Firma Trustwaves’ SpiderLabs Security Research opublikowała wyniki swoich badań przypadków ataków na aplikacje webowe. Wśród najczęściej atakowanych instytucji są instytucje rządowe (20%). Obok nich na czele rankingu znajdują się serwery WEB 2.0 (15%) i serwery instytucji finansowych (12%). Motywacje, które kierują atakującymi to głównie polityka i finanse. Choć próbka statystyczna nie jest imponująca to z samymi wynikami warto się jednak zapoznać, chociażby w celu uświadomienia sobie zagrożeń i krytycznego spojrzenia na własne serwery webowe.
Wyniki badań odnoszą się do pierwszej połowy bieżącego roku. Autorzy koncentrują się na skutkach ataków stąd wiemy, że dominujący jest hacktivism i kradzież pieniędzy. To drugie jest zdaniem autorów coraz łatwiejsze dlatego, że sektor SME (small and midium enterprises) coraz częściej korzysta z e-businessu.

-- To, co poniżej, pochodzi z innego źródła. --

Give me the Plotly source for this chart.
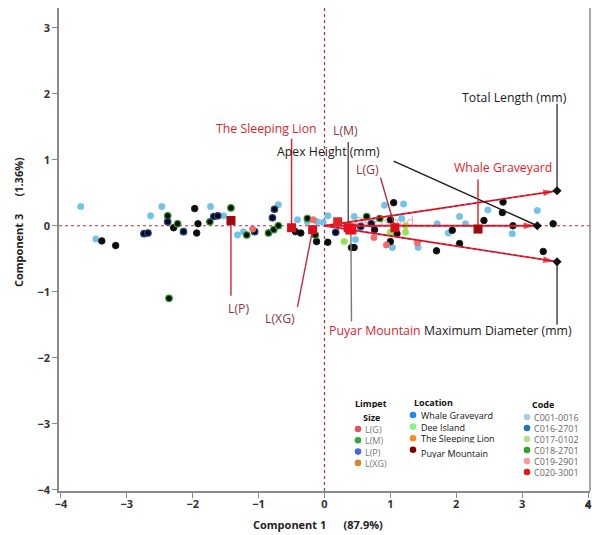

Niestety tylko 158 przypadków posłużyło do opracowania tego obrazu statystycznego, dlatego z pewnym dystansem trzeba podejść do wyników badań. Wielokrotnie zresztą pewnych rzeczy nie udało się ustalić, przede wszystkim źródeł i sposobów ataków co zapewne związane jest z ciekawym wnioskiem autorów, że notorycznym problemem jest brak odpowiedniego logowania zdarzeń mających miejsce na serwerze. Takie logowanie to nie tylko ułatwienie dla badających zjawisko, ale również, a może przede wszystkim możliwość odpowiedniej analizy sytuacji i reakcji na incydent przez poszkodowanego.
Oprócz wielu danych statystycznych w raporcie można znaleźć przykłady ataków i szkód jakie miały mejsce w sieci, np: ten mówiący o tym jak jedna z marketingowych firm zbankrutowała po stracie 164 000 $ ze swojego konta bankowego.